Leaving out the pictures, retype the lines from the beginning of the listing through the line containing "const voltageMid = [96.5, 71, 69.8, 68, 75.2, 91.5, 114];".
------ Data lines
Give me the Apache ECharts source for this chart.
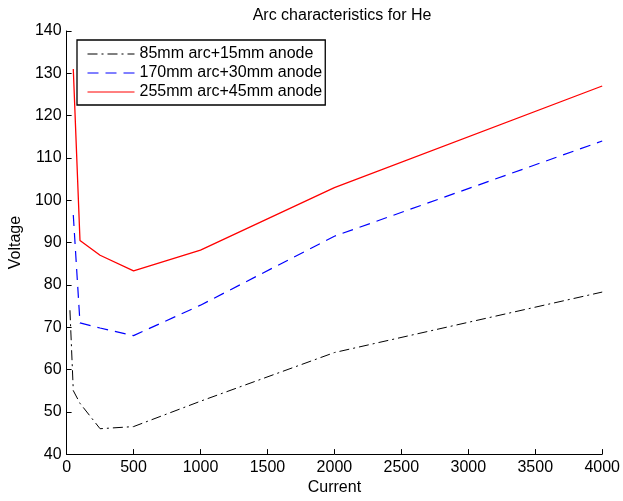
<!DOCTYPE html>
<html>
<head>
<meta charset="utf-8">
<script src="https://cdn.jsdelivr.net/npm/echarts@6/dist/echarts.min.js"></script>
<style>
  html, body { margin: 0; padding: 0; background: #fff; }
  #chart { width: 623px; height: 501px; }
</style>
</head>
<body>
<div id="chart"></div>
<script>
// Arc voltage vs. current for helium, three arc/anode lengths
const seriesNames = ['85mm arc+15mm anode', '170mm arc+30mm anode', '255mm arc+45mm anode'];

const currentShort = [25, 50, 100, 250, 500, 1000, 2000, 4000];
const voltageShort = [74, 55, 52, 46, 46.5, 52.5, 64, 78.3];

const currentMid = [50, 100, 250, 500, 1000, 2000, 4000];
const voltageMid = [96.5, 71, 69.8, 68, 75.2, 91.5, 114];

const currentLong = [50, 100, 250, 500, 1000, 2000, 4000];
const voltageLong = [131, 90.5, 87, 83.3, 88.2, 103, 127];

const pairs = (xs, ys) => xs.map((x, i) => [x, ys[i]]);

const font = 'Liberation Sans, Arial, sans-serif';
const fs = 16;

const chart = echarts.init(document.getElementById('chart'), null, { renderer: 'canvas' });
chart.setOption({
  animation: false,
  backgroundColor: '#fff',
  title: {
    text: 'Arc characteristics for He',
    left: 337, textAlign: 'center', top: 3,
    textStyle: { fontFamily: font, fontSize: fs, fontWeight: 'normal', color: '#000' }
  },
  grid: { left: 66, right: 19, top: 31, bottom: 46 },
  legend: {
    orient: 'vertical',
    left: 77, top: 40,
    padding: [6, 3, 5, 10],
    itemGap: 3,
    itemWidth: 47, itemHeight: 16,
    itemTextGap: 7,
    borderColor: '#000', borderWidth: 1.3,
    backgroundColor: '#fff',
    itemStyle: { opacity: 0, borderWidth: 0 },
    lineStyle: { width: 1 },
    textStyle: { fontFamily: font, fontSize: fs, color: '#000' },
    data: seriesNames
  },
  xAxis: {
    type: 'value', min: 0, max: 4000, interval: 500,
    name: 'Current', nameLocation: 'middle', nameGap: 25,
    nameTextStyle: { fontFamily: font, fontSize: fs, color: '#000' },
    axisLine: { show: true, onZero: false, lineStyle: { color: '#000', width: 1 } },
    axisTick: { show: true, inside: true, length: 5, lineStyle: { color: '#000' } },
    axisLabel: { fontFamily: font, fontSize: fs, color: '#000', margin: 5, formatter: v => String(v) },
    splitLine: { show: false }
  },
  yAxis: {
    type: 'value', min: 40, max: 140, interval: 10,
    name: 'Voltage', nameLocation: 'middle', nameGap: 39,
    nameTextStyle: { fontFamily: font, fontSize: fs, color: '#000' },
    axisLine: { show: true, onZero: false, lineStyle: { color: '#000', width: 1 } },
    axisTick: { show: true, inside: true, length: 5, lineStyle: { color: '#000' } },
    axisLabel: { fontFamily: font, fontSize: fs, color: '#000', margin: 5, formatter: v => String(v) },
    splitLine: { show: false }
  },
  series: [
    {
      name: seriesNames[0], type: 'line', showSymbol: false, symbol: 'none',
      data: pairs(currentShort, voltageShort),
      lineStyle: { color: '#000', width: 1, type: [10, 4, 2, 4] },
      itemStyle: { color: '#000' }
    },
    {
      name: seriesNames[1], type: 'line', showSymbol: false, symbol: 'none',
      data: pairs(currentMid, voltageMid),
      lineStyle: { color: '#0000ff', width: 1.2, type: [11, 7] },
      itemStyle: { color: '#0000ff' }
    },
    {
      name: seriesNames[2], type: 'line', showSymbol: false, symbol: 'none',
      data: pairs(currentLong, voltageLong),
      lineStyle: { color: '#ff0000', width: 1.3, type: 'solid' },
      itemStyle: { color: '#ff0000' }
    }
  ]
});
</script>
</body>
</html>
------------
Result of the exercise:
Give me the Apache ECharts source for this chart.
<!DOCTYPE html>
<html>
<head>
<meta charset="utf-8">
<script src="https://cdn.jsdelivr.net/npm/echarts@6/dist/echarts.min.js"></script>
<style>
  html, body { margin: 0; padding: 0; background: #fff; }
  #chart { width: 623px; height: 501px; }
</style>
</head>
<body>
<div id="chart"></div>
<script>
// Arc voltage vs. current for helium, three arc/anode lengths
const seriesNames = ['85mm arc+15mm anode', '170mm arc+30mm anode', '255mm arc+45mm anode'];

const currentShort = [25, 50, 100, 250, 500, 1000, 2000, 4000];
const voltageShort = [74, 55, 52, 46, 46.5, 52.5, 64, 78.3];

const currentMid = [50, 100, 250, 500, 1000, 2000, 4000];
const voltageMid = [96.5, 71, 69.8, 68, 75.2, 91.5, 114];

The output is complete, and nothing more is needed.